In Germany, now the world’s second-largest producer of ice wine after Canada, 2019’s warm winter left an unprecedented situation: All but one harvest failed. “Due to global warming, the chance of harvesting ice wine grapes at minus 7 degrees Celsius [about 19 degrees Fahrenheit] has drastically decreased over the past 10 years,” says Ernst Büscher, a spokesperson for the German Wine Institute.
According to Büscher, ice wines age beautifully and can be kept for decades. And if climate change continues its course, ice wines will become extremely rare or even unavailable if producers are no longer able to make them. It’s already known for being on the expensive side, and prices are rising. So perhaps now’s the time to squirrel away a bottle (or a half-bottle, as ice wines are commonly sold) before it’s too late.
Dr. Loosen Riesling
These days, much of Germany’s ice wine is produced from riesling grapes in the famous southwestern Mosel region. Dr. Loosen’s ice wine is a characteristic example. It’s light and gentle yet complex on the palate and nose, with notes of honey, apple and melo. This makes the perfect bottle to set aside to age and break out in a few years for a celebration.
Inniskillin, located in Niagara-on-the-Lake, is Canada’s leading producer of ice wine. The Vidal is a great introduction to the style, with tropical fruit tastes and aromas offset by solid natural acidity. Becoming an ice wine connoisseur? Inniskillin also offers a sparkling version and another aged in oak.
Peller Estates Signatures Series Cabernet Franc
This red ice wine from Peller Estates, in Canada’s Niagara region, is made of 100% cabernet franc. As you might expect given the grape, bold red berries, rhubarb and pomegranate are a few of the flavors you’ll find here. While ice wines tend to pair well with spicy cuisine and desserts, this is a great candidate for pairing with salty olives and cheeses.

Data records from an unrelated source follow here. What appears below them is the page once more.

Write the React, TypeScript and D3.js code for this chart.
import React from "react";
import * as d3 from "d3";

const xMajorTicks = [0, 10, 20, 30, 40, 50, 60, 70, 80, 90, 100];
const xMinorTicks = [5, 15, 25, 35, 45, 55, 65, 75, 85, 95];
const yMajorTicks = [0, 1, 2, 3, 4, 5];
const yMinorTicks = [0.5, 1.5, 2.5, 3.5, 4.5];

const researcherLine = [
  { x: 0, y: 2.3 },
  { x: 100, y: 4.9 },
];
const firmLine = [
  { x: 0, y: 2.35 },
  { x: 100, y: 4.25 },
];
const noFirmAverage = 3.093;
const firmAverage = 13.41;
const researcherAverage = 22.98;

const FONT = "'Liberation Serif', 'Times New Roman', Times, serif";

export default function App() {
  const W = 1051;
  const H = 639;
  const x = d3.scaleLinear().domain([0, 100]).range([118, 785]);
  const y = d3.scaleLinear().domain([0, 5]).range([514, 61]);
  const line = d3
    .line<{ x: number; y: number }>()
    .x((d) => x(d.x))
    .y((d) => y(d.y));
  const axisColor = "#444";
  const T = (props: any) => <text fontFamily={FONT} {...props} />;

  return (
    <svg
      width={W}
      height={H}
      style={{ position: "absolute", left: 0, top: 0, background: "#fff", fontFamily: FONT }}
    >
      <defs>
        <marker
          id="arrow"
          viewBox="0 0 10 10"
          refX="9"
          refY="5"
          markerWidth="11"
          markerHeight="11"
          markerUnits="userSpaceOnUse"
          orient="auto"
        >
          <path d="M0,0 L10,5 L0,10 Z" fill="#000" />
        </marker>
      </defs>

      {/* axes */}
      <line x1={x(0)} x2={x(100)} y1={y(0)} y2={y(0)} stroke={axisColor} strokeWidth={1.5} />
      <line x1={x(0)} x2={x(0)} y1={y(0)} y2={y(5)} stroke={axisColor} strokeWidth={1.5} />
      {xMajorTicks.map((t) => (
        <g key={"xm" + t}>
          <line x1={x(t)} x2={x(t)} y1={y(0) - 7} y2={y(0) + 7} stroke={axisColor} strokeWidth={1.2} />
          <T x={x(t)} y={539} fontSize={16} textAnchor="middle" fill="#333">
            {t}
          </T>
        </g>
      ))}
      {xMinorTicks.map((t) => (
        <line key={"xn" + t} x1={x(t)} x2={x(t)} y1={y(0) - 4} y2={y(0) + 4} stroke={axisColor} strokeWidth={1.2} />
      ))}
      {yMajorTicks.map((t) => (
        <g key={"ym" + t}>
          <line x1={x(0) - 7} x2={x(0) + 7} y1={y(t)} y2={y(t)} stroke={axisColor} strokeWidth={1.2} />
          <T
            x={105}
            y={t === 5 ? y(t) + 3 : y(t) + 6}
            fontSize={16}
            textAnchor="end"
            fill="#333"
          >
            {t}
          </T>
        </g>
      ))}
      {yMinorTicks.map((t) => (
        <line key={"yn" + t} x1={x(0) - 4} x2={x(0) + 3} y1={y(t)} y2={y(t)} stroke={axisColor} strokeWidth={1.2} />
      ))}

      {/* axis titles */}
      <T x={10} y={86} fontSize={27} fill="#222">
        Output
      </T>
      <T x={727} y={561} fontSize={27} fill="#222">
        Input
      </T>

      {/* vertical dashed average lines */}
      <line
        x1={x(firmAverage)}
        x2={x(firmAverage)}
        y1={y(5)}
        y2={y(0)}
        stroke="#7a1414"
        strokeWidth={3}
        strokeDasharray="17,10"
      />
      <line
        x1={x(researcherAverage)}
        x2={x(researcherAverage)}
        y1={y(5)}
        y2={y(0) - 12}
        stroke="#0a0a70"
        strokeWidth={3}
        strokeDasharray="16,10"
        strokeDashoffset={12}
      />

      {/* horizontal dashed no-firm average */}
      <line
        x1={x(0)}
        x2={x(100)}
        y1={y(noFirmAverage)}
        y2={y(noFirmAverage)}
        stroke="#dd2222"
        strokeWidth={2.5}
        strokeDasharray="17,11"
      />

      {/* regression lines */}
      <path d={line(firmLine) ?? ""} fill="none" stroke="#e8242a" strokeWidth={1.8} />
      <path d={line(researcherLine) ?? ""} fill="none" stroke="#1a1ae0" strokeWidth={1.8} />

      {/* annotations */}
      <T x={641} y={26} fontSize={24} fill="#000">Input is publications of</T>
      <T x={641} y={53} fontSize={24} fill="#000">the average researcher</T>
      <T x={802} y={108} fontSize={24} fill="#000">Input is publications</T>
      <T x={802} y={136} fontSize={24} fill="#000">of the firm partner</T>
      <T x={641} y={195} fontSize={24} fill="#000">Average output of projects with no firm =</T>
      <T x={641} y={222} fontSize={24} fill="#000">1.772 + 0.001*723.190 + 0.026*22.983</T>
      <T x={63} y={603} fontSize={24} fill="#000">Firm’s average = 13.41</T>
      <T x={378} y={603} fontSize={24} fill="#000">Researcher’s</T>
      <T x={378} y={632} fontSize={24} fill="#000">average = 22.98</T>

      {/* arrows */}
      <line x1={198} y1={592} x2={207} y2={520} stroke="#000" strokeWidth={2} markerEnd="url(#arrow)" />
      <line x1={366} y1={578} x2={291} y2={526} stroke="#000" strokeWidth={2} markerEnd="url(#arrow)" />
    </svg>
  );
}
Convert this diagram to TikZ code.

Weingut Max Ferdinand Richter Mülheimer Helenenkloster Riesling
Weingut Max Ferdinand Richter produces “old-school rieslings about as German as lederhosen,” says Billy Wagner, one of Germany’s top sommeliers. As such, expect hearty, deep flavors with this ice wine, particularly notes of caramel and licorice, a smoky finish, and sherry on the nose, among the lingering sweetness of traditional ice wine.
Dr. Pauly-Bergweiler Noble House
Also hailing from the Mosel, Dr. Pauly-Bergweiler had the good fortune to be able to produce great ice wines in 2016 and 2018. While ice wines often tend to be mellow, Noble House is especially crisp and zesty, with flavors of exotic fruits and smoky mineral notes.
J.J. Prüm Bernkasteler Johannisbrünnchen
J.J. Prüm, one of Germany’s most reputable wineries and also located in the Mosel, is still run by the Prüm family after 400 years. But in 2004, its wine list changed forever when it produced the last ice wine it was able to. Bernkasteler Johannisbrünnchen is obviously a splurge but worth it, as probably one of the best sweet wines you’ll ever taste thanks to its perfect balance and vibrancy moored in lush citrus flavors.